The prevalence of weapons when Ulansky and Fipke first arrived was an offshoot of the country’s turbulent history.

Until 1990, Yemen was split between the Marxist South Yemen and North Yemen. That partition arose after the north, which was part of the Ottoman Empire, became independent in 1918, leaving the south under British control. South Yemen eventually gained its independence in 1967 and quickly turned to a Marxist ideology.

And when unification came in 1990, it wasn’t without its hiccups. There was a brief secessionist movement in the south in 1994, but by all accounts that was quickly put to bed and the country has held together peacefully for the last 19 years.

“The president has done a great job,” Fipke says of Ali Abdallah Saleh, who has served as president since 1990. “After the war in 1990 between the north and south, he amalgamated things and brought a lot of the losers into the government.”

Yemen has a population of 23 million people and its economy has been largely based on agriculture and oil. It turned out 320,660 barrels of oil per day in 2007, and familiar names like Nexen (NXY-T, NXY-N) have long operated within its borders without major incident.

Despite its oil reserves, Yemen has remained one of the poorest countries in the Arab world and the government has set out to diversify its economy in an effort to improve things.

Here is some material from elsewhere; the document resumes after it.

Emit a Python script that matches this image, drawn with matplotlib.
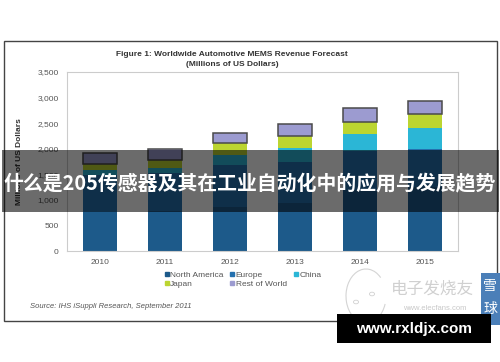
import matplotlib
matplotlib.use("Agg")
import matplotlib.pyplot as plt
from matplotlib.patches import Rectangle, Arc, Circle
from matplotlib.lines import Line2D

# Data (millions of US dollars)
years = ["2010", "2011", "2012", "2013", "2014", "2015"]
north_america = [760, 780, 865, 937, 1191, 1245]
europe = [735, 745, 810, 800, 762, 752]
china = [90, 100, 200, 273, 326, 400]
japan = [120, 150, 229, 234, 246, 273]
rest_of_world = [205, 215, 207, 248, 277, 260]

series_names = ["North America", "Europe", "China", "Japan", "Rest of World"]
series_values = [north_america, europe, china, japan, rest_of_world]
series_colors = ["#1d5a8a", "#2470ae", "#2bb6d6", "#bcd531", "#9c9bd0"]

y_ticks = [0, 500, 1000, 1500, 2000, 2500, 3000, 3500]

plt.rcParams["font.family"] = ["Liberation Sans", "DejaVu Sans"]
cjk = ["Noto Sans CJK SC", "DejaVu Sans"]

W, H = 500, 362
fig = plt.figure(figsize=(5, 3.62), dpi=100)
fig.patch.set_facecolor("white")

# outer frame of the figure image
fig.add_artist(Rectangle((4 / W, 1 - 321 / H), 493 / W, 280 / H, transform=fig.transFigure,
                         fill=False, edgecolor="#444444", linewidth=1.0))

ax = fig.add_axes([67 / W, 1 - 251 / H, 391 / W, 179 / H])
x = list(range(len(years)))
bottom = [0] * len(years)
for name, vals, col in zip(series_names, series_values, series_colors):
    if name == "Rest of World":
        ax.bar(x, vals, bottom=bottom, width=0.52, color=col, edgecolor="#4a4a4a", linewidth=1.1, zorder=3)
    else:
        ax.bar(x, vals, bottom=bottom, width=0.52, color=col, linewidth=0, zorder=2)
    bottom = [b + v for b, v in zip(bottom, vals)]

ax.set_xlim(-0.5, 5.5)
ax.set_ylim(0, 3500)
ax.set_yticks(y_ticks)
ax.set_yticklabels([f"{t:,}" for t in y_ticks])
ax.set_xticks(x)
ax.set_xticklabels(years)
ax.tick_params(length=0, labelsize=6, labelcolor="#555555", pad=6)
for s in ax.spines.values():
    s.set_color("#cccccc")
    s.set_linewidth(0.8)
ax.set_ylabel("Millions of US Dollars", fontsize=6, fontweight="bold", color="#333333", labelpad=10)

fig.text(232 / W, 1 - 55 / H, "Figure 1: Worldwide Automotive MEMS Revenue Forecast",
         ha="center", va="center", fontsize=6, fontweight="bold", color="#333333")
fig.text(232 / W, 1 - 65 / H, "(Millions of US Dollars)",
         ha="center", va="center", fontsize=6, fontweight="bold", color="#333333")

# legend, row-major order: NA, Europe, China / Japan, RoW
order = [0, 3, 1, 4, 2]
handles = [Line2D([], [], marker="s", linestyle="", markersize=3.5,
                  markerfacecolor=series_colors[i], markeredgecolor=series_colors[i]) for i in order]
labels = [series_names[i] for i in order]
leg = fig.legend(handles, labels, loc="upper left", bbox_to_anchor=(164 / W, 1 - 271 / H), ncol=3,
                 frameon=False, fontsize=6, handlelength=0.6, handletextpad=0.1,
                 columnspacing=0.8, labelspacing=0.1, borderpad=0, borderaxespad=0)
for t in leg.get_texts():
    t.set_color("#555555")

fig.text(30 / W, 1 - 307 / H, "Source: IHS iSuppli Research, September 2011",
         ha="left", va="center", fontsize=5.5, style="italic", color="#555555")

# watermark logo (elecfans)
fig.add_artist(Arc((366 / W, 1 - 296 / H), 40 / W, 54 / H, theta1=60, theta2=330,
                   transform=fig.transFigure, color="#d4d4d4", linewidth=0.8))
fig.add_artist(Circle((356 / W, 1 - 302 / H), 2.5 / W, transform=fig.transFigure,
                      fill=False, edgecolor="#d0d0d0", linewidth=0.6))
fig.add_artist(Circle((372 / W, 1 - 294 / H), 2.5 / W, transform=fig.transFigure,
                      fill=False, edgecolor="#d0d0d0", linewidth=0.6))
fig.text(432 / W, 1 - 289 / H, "电子发烧友", ha="center", va="center", fontsize=12,
         style="italic", color="#d0d0d0", family=cjk)
fig.text(435 / W, 1 - 308 / H, "www.elecfans.com", ha="center", va="center", fontsize=5.5,
         color="#c8c8c8")

# 雪球 tag on right edge
fig.add_artist(Rectangle((481 / W, 1 - 325 / H), 19 / W, 52 / H, transform=fig.transFigure,
                         facecolor="#4b7fb8", edgecolor="none"))
fig.text(490 / W, 1 - 286 / H, "雪", ha="center", va="center", fontsize=10, color="white", family=cjk)
fig.text(490 / W, 1 - 309 / H, "球", ha="center", va="center", fontsize=10, color="white", family=cjk)

# translucent title band
fig.add_artist(Rectangle((2 / W, 1 - 212 / H), 497 / W, 62 / H, transform=fig.transFigure,
                         facecolor="black", alpha=0.58, edgecolor="none", zorder=10))
fig.text(250 / W, 1 - 183 / H, "什么是205传感器及其在工业自动化中的应用与发展趋势",
         ha="center", va="center", fontsize=14.3, fontweight="bold", color="white", zorder=11,
         family=cjk)

# black url box
fig.add_artist(Rectangle((337 / W, 1 - 343 / H), 154 / W, 29 / H, transform=fig.transFigure,
                         facecolor="black", edgecolor="none", zorder=10))
fig.text(414 / W, 1 - 328.5 / H, "www.rxldjx.com", ha="center", va="center", fontsize=11,
         fontweight="bold", color="white", zorder=11)

fig.savefig("out.png", dpi=100)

“They realize their oil reserves, one day, are going to dry up,” Ulansky says. “They see their future being in the mineral sector and they are putting a considerable amount of their energy into making sure they’ll have the mineral sector to rely on.”

In 2006, the government began its official economic reform to bolster non-oil sectors of the economy. The international community got behind the move by pledging roughly US$5 billion for development projects — a significant amount considering the country’s gross domestic product is currently US$60 billion.

As for the development of mining, there is activity beyond Cantex. On March 1, the foundation stone for the country’s first mine was laid by Prime Minister Ali Mujawar.

The Jabali zinc project is a joint venture between British firm ZincOx Resources (ZOX-L), which holds a 52% stake and Ansan Wikfs Investments, which holds the remaining 48%.

The mine, on the Sulb Mountain in Nehm area, 110 km northeast of the capital of Sanaa, will be built for roughly US$200 million.

Targeted production is 80,000 tonnes annually with zinc ready for export in mid-2010. Jabali hosts reserves of 8.7 million tonnes at an average grade of 9.2% zinc.